» **Task details**: Omit all pictures and give the records below again exactly as written.

» **Material supplied**:
====

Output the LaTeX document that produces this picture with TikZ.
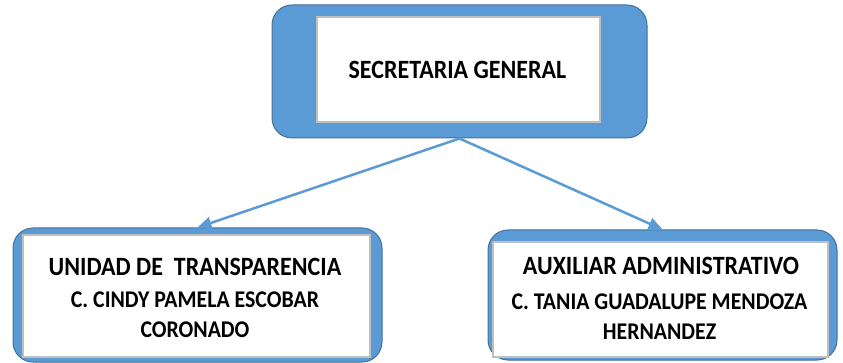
\documentclass[tikz,border=0pt]{standalone}
\usepackage{fontspec}
\setmainfont{Carlito}
\usetikzlibrary{arrows.meta}
\definecolor{boxblue}{HTML}{5B9BD5}
\definecolor{boxedge}{HTML}{41719C}
\definecolor{innergray}{HTML}{BFBFBF}
\tikzset{
  outerbox/.style={draw=boxedge, fill=boxblue, line width=1pt, rounded corners=20pt, inner sep=0pt},
  innerbox/.style={draw=innergray, fill=white, line width=1.5pt, inner sep=0pt},
  bigtext/.style={anchor=base, inner sep=0pt, font=\bfseries\fontsize{24}{28}\selectfont},
  smalltext/.style={anchor=base, inner sep=0pt, font=\bfseries\fontsize{21.8}{26}\selectfont},
  link/.style={draw=boxblue, line width=2.5pt, -{Triangle[length=14pt,width=12pt]}},
}
\newcommand{\tall}[1]{\scalebox{1}[1.1]{#1}}
\begin{document}
\begin{tikzpicture}[x=1pt,y=-1pt]
\useasboundingbox (0,0) rectangle (843,363);
% top
\node[outerbox, minimum width=375pt, minimum height=133pt] (topO) at (459.5,71.5) {};
\node[innerbox, minimum width=283pt, minimum height=105pt] (topI) at (458.5,69.5) {};
\node[bigtext] (topT) at (457.5,79) {\tall{SECRETARIA GENERAL}};
% left
\node[outerbox, minimum width=369pt, minimum height=134pt] (leftO) at (197.5,295) {};
\node[innerbox, minimum width=347pt, minimum height=122pt] (leftI) at (196.5,296) {};
\node[bigtext] (leftT1) at (195,276) {\tall{UNIDAD DE\ \ TRANSPARENCIA}};
\node[smalltext] (leftT2) at (195,307) {\tall{C. CINDY PAMELA ESCOBAR}};
\node[smalltext] (leftT3) at (195,337) {\tall{CORONADO}};
% right
\node[outerbox, minimum width=349pt, minimum height=130pt] (rightO) at (662.5,295) {};
\node[innerbox, minimum width=335pt, minimum height=115pt] (rightI) at (660.5,299.5) {};
\node[bigtext] (rightT1) at (661,275) {\tall{AUXILIAR ADMINISTRATIVO}};
\node[smalltext] (rightT2) at (659.5,309) {\tall{C. TANIA GUADALUPE MENDOZA}};
\node[smalltext] (rightT3) at (659.5,339) {\tall{HERNANDEZ}};
% connectors
\draw[link] (topO.south) -- (leftO.north);
\draw[link] (topO.south) -- (rightO.north);
\end{tikzpicture}
\end{document}
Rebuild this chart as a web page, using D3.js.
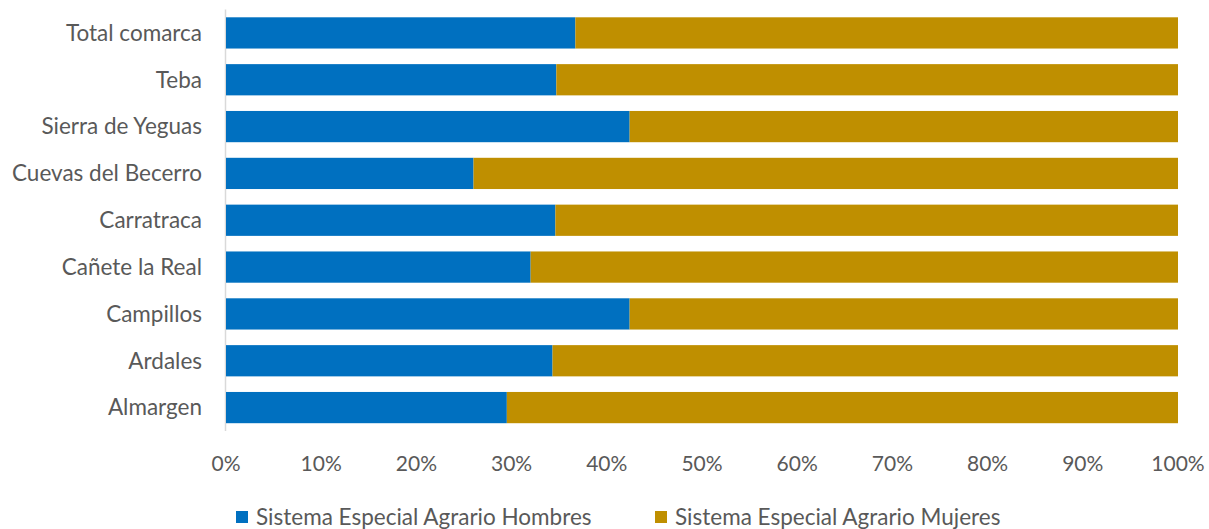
<!DOCTYPE html>
<html>
<head>
<meta charset="utf-8">
<script src="https://cdn.jsdelivr.net/npm/d3@7"></script>
<style>
  body { margin: 0; background: #fff; }
  text { font-family: Lato, "Open Sans", sans-serif; fill: #595959; }
</style>
</head>
<body>
<svg width="1209" height="529"></svg>
<script>
var categories = ["Total comarca", "Teba", "Sierra de Yeguas", "Cuevas del Becerro",
  "Carratraca", "Cañete la Real", "Campillos", "Ardales", "Almargen"];
var hombres = [36.7, 34.7, 42.4, 26.0, 34.6, 32.0, 42.4, 34.3, 29.5];
var mujeres = [63.3, 65.3, 57.6, 74.0, 65.4, 68.0, 57.6, 65.7, 70.5];
var seriesNames = ["Sistema Especial Agrario Hombres", "Sistema Especial Agrario Mujeres"];
var colors = ["#0070C0", "#BF8F00"];
var ticks = [0, 0.1, 0.2, 0.3, 0.4, 0.5, 0.6, 0.7, 0.8, 0.9, 1];

var svg = d3.select("svg");
var plotL = 226, plotR = 1178, plotT = 9.5, plotB = 431;

var rows = categories.map(function(c, i) {
  var t = hombres[i] + mujeres[i];
  return { cat: c, h: hombres[i] / t, m: mujeres[i] / t };
});
var stack = d3.stack().keys(["h", "m"])(rows);

var x = d3.scaleLinear().domain([0, 1]).range([plotL, plotR]);
var y = d3.scaleBand().domain(categories).range([plotT, plotB]).paddingInner(0.333).paddingOuter(0.1665);

// vertical axis line
svg.append("line")
  .attr("x1", plotL - 0.5).attr("x2", plotL - 0.5)
  .attr("y1", plotT).attr("y2", plotB)
  .attr("stroke", "#d9d9d9").attr("stroke-width", 1.5);

svg.append("g").selectAll("g")
  .data(stack).enter().append("g")
  .attr("fill", function(d, i) { return colors[i]; })
  .selectAll("rect")
  .data(function(d) { return d; }).enter().append("rect")
  .attr("x", function(d) { return x(d[0]); })
  .attr("width", function(d) { return x(d[1]) - x(d[0]); })
  .attr("y", function(d) { return y(d.data.cat); })
  .attr("height", y.bandwidth());

// category labels
svg.append("g").selectAll("text")
  .data(categories).enter().append("text")
  .attr("x", 202)
  .attr("y", function(d) { return y(d) + y.bandwidth() / 2; })
  .attr("dy", "0.35em")
  .attr("text-anchor", "end")
  .style("font-size", "22.5px")
  .text(function(d) { return d; });

// x tick labels
var fmt = d3.format(".0%");
svg.append("g").selectAll("text")
  .data(ticks).enter().append("text")
  .attr("x", function(d) { return x(d); })
  .attr("y", 464)
  .attr("dy", "0.35em")
  .attr("text-anchor", "middle")
  .style("font-size", "21px")
  .text(function(d) { return fmt(d); });

// legend
var legendX = [236, 655];
var lg = svg.append("g").selectAll("g")
  .data(seriesNames).enter().append("g")
  .attr("transform", function(d, i) { return "translate(" + legendX[i] + ",511)"; });
lg.append("rect").attr("width", 12).attr("height", 12)
  .attr("fill", function(d, i) { return colors[i]; });
lg.append("text").attr("x", 20).attr("y", 6).attr("dy", "0.35em")
  .style("font-size", "22.5px")
  .text(function(d) { return d; });
</script>
</body>
</html>
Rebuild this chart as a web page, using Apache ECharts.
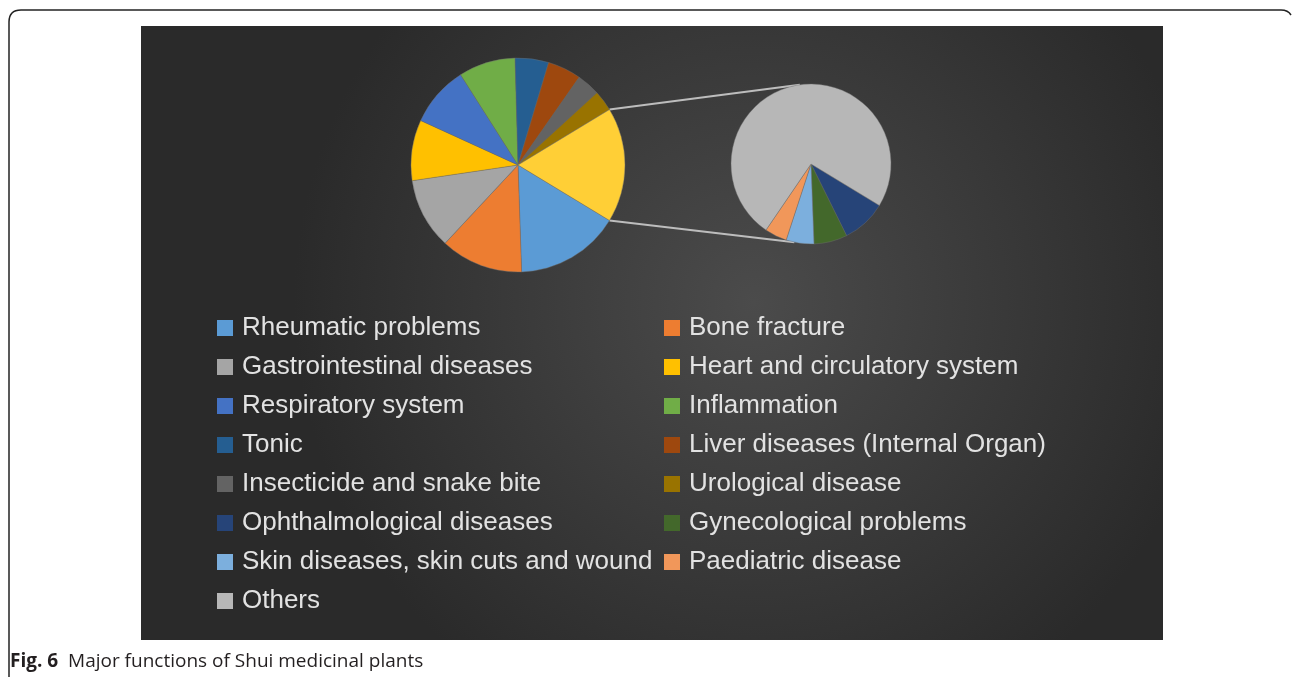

====

» **Full solution**:
Output the LaTeX document that produces this picture with TikZ.
\documentclass[tikz,border=0pt]{standalone}
\usepackage{fontspec}
\setmainfont{Carlito}
\usetikzlibrary{arrows.meta}
\definecolor{boxblue}{HTML}{5B9BD5}
\definecolor{boxedge}{HTML}{41719C}
\definecolor{innergray}{HTML}{BFBFBF}
\tikzset{
  outerbox/.style={draw=boxedge, fill=boxblue, line width=1pt, rounded corners=20pt, inner sep=0pt},
  innerbox/.style={draw=innergray, fill=white, line width=1.5pt, inner sep=0pt},
  bigtext/.style={anchor=base, inner sep=0pt, font=\bfseries\fontsize{24}{28}\selectfont},
  smalltext/.style={anchor=base, inner sep=0pt, font=\bfseries\fontsize{21.8}{26}\selectfont},
  link/.style={draw=boxblue, line width=2.5pt, -{Triangle[length=14pt,width=12pt]}},
}
\newcommand{\tall}[1]{\scalebox{1}[1.1]{#1}}
\begin{document}
\begin{tikzpicture}[x=1pt,y=-1pt]
\useasboundingbox (0,0) rectangle (843,363);
% top
\node[outerbox, minimum width=375pt, minimum height=133pt] (topO) at (459.5,71.5) {};
\node[innerbox, minimum width=283pt, minimum height=105pt] (topI) at (458.5,69.5) {};
\node[bigtext] (topT) at (457.5,79) {\tall{SECRETARIA GENERAL}};
% left
\node[outerbox, minimum width=369pt, minimum height=134pt] (leftO) at (197.5,295) {};
\node[innerbox, minimum width=347pt, minimum height=122pt] (leftI) at (196.5,296) {};
\node[bigtext] (leftT1) at (195,276) {\tall{UNIDAD DE\ \ TRANSPARENCIA}};
\node[smalltext] (leftT2) at (195,307) {\tall{C. CINDY PAMELA ESCOBAR}};
\node[smalltext] (leftT3) at (195,337) {\tall{CORONADO}};
% right
\node[outerbox, minimum width=349pt, minimum height=130pt] (rightO) at (662.5,295) {};
\node[innerbox, minimum width=335pt, minimum height=115pt] (rightI) at (660.5,299.5) {};
\node[bigtext] (rightT1) at (661,275) {\tall{AUXILIAR ADMINISTRATIVO}};
\node[smalltext] (rightT2) at (659.5,309) {\tall{C. TANIA GUADALUPE MENDOZA}};
\node[smalltext] (rightT3) at (659.5,339) {\tall{HERNANDEZ}};
% connectors
\draw[link] (topO.south) -- (leftO.north);
\draw[link] (topO.south) -- (rightO.north);
\end{tikzpicture}
\end{document}
Rebuild this chart as a web page, using D3.js.
<!DOCTYPE html>
<html>
<head>
<meta charset="utf-8">
<script src="https://cdn.jsdelivr.net/npm/d3@7"></script>
<style>
  body { margin: 0; background: #fff; }
  text { font-family: Lato, "Open Sans", sans-serif; fill: #595959; }
</style>
</head>
<body>
<svg width="1209" height="529"></svg>
<script>
var categories = ["Total comarca", "Teba", "Sierra de Yeguas", "Cuevas del Becerro",
  "Carratraca", "Cañete la Real", "Campillos", "Ardales", "Almargen"];
var hombres = [36.7, 34.7, 42.4, 26.0, 34.6, 32.0, 42.4, 34.3, 29.5];
var mujeres = [63.3, 65.3, 57.6, 74.0, 65.4, 68.0, 57.6, 65.7, 70.5];
var seriesNames = ["Sistema Especial Agrario Hombres", "Sistema Especial Agrario Mujeres"];
var colors = ["#0070C0", "#BF8F00"];
var ticks = [0, 0.1, 0.2, 0.3, 0.4, 0.5, 0.6, 0.7, 0.8, 0.9, 1];

var svg = d3.select("svg");
var plotL = 226, plotR = 1178, plotT = 9.5, plotB = 431;

var rows = categories.map(function(c, i) {
  var t = hombres[i] + mujeres[i];
  return { cat: c, h: hombres[i] / t, m: mujeres[i] / t };
});
var stack = d3.stack().keys(["h", "m"])(rows);

var x = d3.scaleLinear().domain([0, 1]).range([plotL, plotR]);
var y = d3.scaleBand().domain(categories).range([plotT, plotB]).paddingInner(0.333).paddingOuter(0.1665);

// vertical axis line
svg.append("line")
  .attr("x1", plotL - 0.5).attr("x2", plotL - 0.5)
  .attr("y1", plotT).attr("y2", plotB)
  .attr("stroke", "#d9d9d9").attr("stroke-width", 1.5);

svg.append("g").selectAll("g")
  .data(stack).enter().append("g")
  .attr("fill", function(d, i) { return colors[i]; })
  .selectAll("rect")
  .data(function(d) { return d; }).enter().append("rect")
  .attr("x", function(d) { return x(d[0]); })
  .attr("width", function(d) { return x(d[1]) - x(d[0]); })
  .attr("y", function(d) { return y(d.data.cat); })
  .attr("height", y.bandwidth());

// category labels
svg.append("g").selectAll("text")
  .data(categories).enter().append("text")
  .attr("x", 202)
  .attr("y", function(d) { return y(d) + y.bandwidth() / 2; })
  .attr("dy", "0.35em")
  .attr("text-anchor", "end")
  .style("font-size", "22.5px")
  .text(function(d) { return d; });

// x tick labels
var fmt = d3.format(".0%");
svg.append("g").selectAll("text")
  .data(ticks).enter().append("text")
  .attr("x", function(d) { return x(d); })
  .attr("y", 464)
  .attr("dy", "0.35em")
  .attr("text-anchor", "middle")
  .style("font-size", "21px")
  .text(function(d) { return fmt(d); });

// legend
var legendX = [236, 655];
var lg = svg.append("g").selectAll("g")
  .data(seriesNames).enter().append("g")
  .attr("transform", function(d, i) { return "translate(" + legendX[i] + ",511)"; });
lg.append("rect").attr("width", 12).attr("height", 12)
  .attr("fill", function(d, i) { return colors[i]; });
lg.append("text").attr("x", 20).attr("y", 6).attr("dy", "0.35em")
  .style("font-size", "22.5px")
  .text(function(d) { return d; });
</script>
</body>
</html>
Rebuild this chart as a web page, using Apache ECharts.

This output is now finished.